Inilah kehidupan manusia. Apabila kita membiarkan diri kita larut dalam keasyikan hanya dengan makan,tidur dan kesenangan-kesenangan indera, tanpa melakukan kebajikan; misalnya apabila kita tidak mempraktikan ajaran benar yang telah di ajarkan, kita tentu akan memetik buahnya, yaitu penderitaan,mirip dengan burung gagak yang jatuh menemui kematiannya di lautan.
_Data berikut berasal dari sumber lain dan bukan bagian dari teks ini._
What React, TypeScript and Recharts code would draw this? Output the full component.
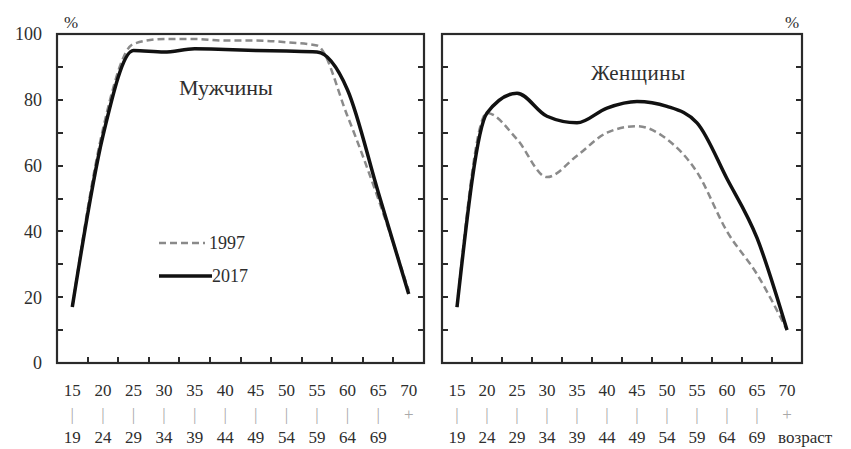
import React from 'react';
import { LineChart, Line, XAxis, YAxis, Legend, ReferenceArea } from 'recharts';

// ---- data ----
const ageFrom = ['15', '20', '25', '30', '35', '40', '45', '50', '55', '60', '65', '70'];
const ageSep = ['|', '|', '|', '|', '|', '|', '|', '|', '|', '|', '|', '+'];
const ageTo = ['19', '24', '29', '34', '39', '44', '49', '54', '59', '64', '69', ''];
const yTicks = [0, 10, 20, 30, 40, 50, 60, 70, 80, 90, 100];
const yInner = [10, 20, 30, 40, 50, 60, 70, 80, 90];
const bandTicks = [0.5, 1.5, 2.5, 3.5, 4.5, 5.5, 6.5, 7.5, 8.5, 9.5, 10.5, 11.5];
const bandEdges = [1, 2, 3, 4, 5, 6, 7, 8, 9, 10, 11];

const men1997 = [17, 71, 97, 98.5, 98.5, 98, 98, 97.5, 96.5, 75, 50, 22];
const men2017 = [17, 69, 95, 94.5, 95.5, 95.3, 95, 94.8, 94.5, 83, 52, 21];
const women1997 = [17, 76, 68, 56.5, 63, 70, 72, 68, 58, 40, 27, 10];
const women2017 = [17, 76, 82, 75, 73, 77.5, 79.5, 78, 73, 56, 38, 10];

const seriesNames = ['1997', '2017'];
const panelTitles = ['Мужчины', 'Женщины'];
const axisUnit = '%';
const axisName = 'возраст';

const buildRows = (a: number[], b: number[]) =>
  ageFrom.map((f, i) => ({ x: i + 0.5, y1997: a[i], y2017: b[i] }));

const menRows = buildRows(men1997, men2017);
const womenRows = buildRows(women1997, women2017);

// ---- styles ----
const FONT = '"Liberation Serif", "Times New Roman", serif';
const FRAME = '#2a2a2a';
const TEXT = '#2e2e2e';
const DASH = '#8a8a8a';
const SOLID = '#111111';
const TICK_PX = 6;
const TICK_W = 2;

const XTick = (props: any) => {
  const { x, y, payload } = props;
  const i = Math.floor(payload.value);
  return (
    <g>
      <text x={x} y={y + 33} textAnchor="middle" fontFamily={FONT} fontSize={17} fill={TEXT}>
        {ageFrom[i]}
      </text>
      <text x={x} y={y + 57} textAnchor="middle" fontFamily={FONT} fontSize={17} fill="#a8a8a8" opacity={0.99}>
        {ageSep[i]}
      </text>
      <text x={x} y={y + 80} textAnchor="middle" fontFamily={FONT} fontSize={17} fill={TEXT}>
        {ageTo[i]}
      </text>
    </g>
  );
};

const makeYTick = (side: 'left' | 'right', labels: boolean) => (props: any) => {
  const { x, y, payload } = props;
  const v = payload.value as number;
  if (!labels || v % 20 !== 0) return <g />;
  return (
    <text
      x={side === 'left' ? x - 15 : x + 18}
      y={y}
      dy="0.35em"
      textAnchor={side === 'left' ? 'end' : 'start'}
      fontFamily={FONT}
      fontSize={18}
      fill={TEXT}
    >
      {v}
    </text>
  );
};

// frame of the plot area with inward ticks, drawn from the reference-area box
const FrameShape = (props: any) => {
  const x = Number(props.x);
  const y = Number(props.y);
  const width = Number(props.width);
  const height = Number(props.height);
  const bottom = y + height;
  const right = x + width;
  return (
    <g>
      {bandEdges.map((k) => {
        const px = Math.round(x + (k / 12) * width);
        return (
          <rect key={`bx${k}`} x={px - TICK_W / 2} y={bottom - TICK_PX} width={TICK_W} height={TICK_PX} fill={FRAME} />
        );
      })}
      {yInner.map((v) => {
        const py = Math.round(bottom - (v / 100) * height);
        return (
          <g key={`yt${v}`}>
            <rect x={x} y={py - TICK_W / 2} width={TICK_PX} height={TICK_W} fill={FRAME} />
            <rect x={right - TICK_PX} y={py - TICK_W / 2} width={TICK_PX} height={TICK_W} fill={FRAME} />
          </g>
        );
      })}
      <rect x={x} y={y} width={width} height={height} fill="none" stroke={FRAME} strokeWidth={2.2} />
    </g>
  );
};

const LegendBox = () => (
  <svg width={130} height={64} style={{ overflow: 'visible' }}>
    <line x1={9} x2={55} y1={15} y2={15} stroke={DASH} strokeWidth={2.5} strokeDasharray="7 4" />
    <text x={59} y={15} dy="0.35em" fontFamily={FONT} fontSize={18} fill={TEXT}>
      {seriesNames[0]}
    </text>
    <line x1={9} x2={62} y1={48} y2={48} stroke={SOLID} strokeWidth={3.5} />
    <text x={62} y={48} dy="0.35em" fontFamily={FONT} fontSize={18} fill={TEXT}>
      {seriesNames[1]}
    </text>
  </svg>
);

type PanelProps = {
  rows: any[];
  width: number;
  leftW: number;
  rightW: number;
  labelsSide: 'left' | 'right';
  legend?: boolean;
};

const Panel = ({ rows, width, leftW, rightW, labelsSide, legend }: PanelProps) => (
  <LineChart width={width} height={449} data={rows} margin={{ top: 34, right: 0, bottom: 0, left: 0 }}>
    <XAxis
      xAxisId="b"
      type="number"
      dataKey="x"
      domain={[0, 12]}
      ticks={bandTicks}
      interval={0}
      height={86}
      tickSize={0}
      tickMargin={0}
      tickLine={false}
      axisLine={false}
      tick={XTick}
    />
    <YAxis
      yAxisId="l"
      type="number"
      domain={[0, 100]}
      ticks={yTicks}
      interval={0}
      width={leftW}
      tickSize={0}
      tickMargin={0}
      tickLine={false}
      axisLine={false}
      tick={makeYTick('left', labelsSide === 'left')}
    />
    <YAxis
      yAxisId="r"
      orientation="right"
      type="number"
      domain={[0, 100]}
      ticks={yTicks}
      interval={0}
      width={rightW}
      tickSize={0}
      tickMargin={0}
      tickLine={false}
      axisLine={false}
      tick={makeYTick('right', labelsSide === 'right')}
    />
    <ReferenceArea
      xAxisId="b"
      yAxisId="l"
      x1={0}
      x2={12}
      y1={0}
      y2={100}
      ifOverflow="visible"
      shape={FrameShape}
    />
    <Line
      xAxisId="b"
      yAxisId="l"
      type="monotone"
      dataKey="y1997"
      name={seriesNames[0]}
      stroke={DASH}
      strokeWidth={2.5}
      strokeDasharray="7 4"
      dot={false}
      activeDot={false}
      isAnimationActive={false}
    />
    <Line
      xAxisId="b"
      yAxisId="l"
      type="monotone"
      dataKey="y2017"
      name={seriesNames[1]}
      stroke={SOLID}
      strokeWidth={3.5}
      dot={false}
      activeDot={false}
      isAnimationActive={false}
    />
    {legend && (
      <Legend
        layout="horizontal"
        verticalAlign="middle"
        align="center"
        wrapperStyle={{ position: 'absolute', left: 150, top: 228, width: 130, height: 64 }}
        content={() => <LegendBox />}
      />
    )}
  </LineChart>
);

const abs = (left: number, top: number, extra: React.CSSProperties = {}): React.CSSProperties => ({
  position: 'absolute',
  left,
  top,
  fontFamily: FONT,
  color: TEXT,
  whiteSpace: 'nowrap',
  lineHeight: 1,
  ...extra,
});

export default function App() {
  return (
    <div style={{ position: 'absolute', left: 0, top: 0, width: 851, height: 449, background: '#fff', overflow: 'hidden' }}>
      <div style={{ position: 'absolute', left: 0, top: 0 }}>
        <Panel rows={menRows} width={430} leftW={57} rightW={6} labelsSide="left" legend />
      </div>
      <div style={{ position: 'absolute', left: 430, top: 0 }}>
        <Panel rows={womenRows} width={421} leftW={12} rightW={49} labelsSide="right" />
      </div>
      <div style={abs(64, 14, { fontSize: 17 })}>{axisUnit}</div>
      <div style={abs(785, 14, { fontSize: 17 })}>{axisUnit}</div>
      <div style={abs(179, 77, { fontSize: 22 })}>{panelTitles[0]}</div>
      <div style={abs(591, 63, { fontSize: 21, letterSpacing: 0.5 })}>{panelTitles[1]}</div>
      <div style={abs(778, 429, { fontSize: 17 })}>{axisName}</div>
    </div>
  );
}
Cerita ini adalah tentang kita semua;Lautan mengumpamakan dunia ini,arus lautan mengumpamakan arus tumimbal lahir; bangkai-bangkai kerbau mengumpamakan tubuh kita yang makin rapuh dan objek kesenangan duniawi; pohon di tepi pantai mengumpamakan ajaran benar, dan burung gagak mengumpamakan pikiran kita, yaitu : sewaktu-waktu kita merasa senang mempraktikkan ajaran benar, dan sewaktu-waktu kita tidak suka mempraktikan ajaran benar.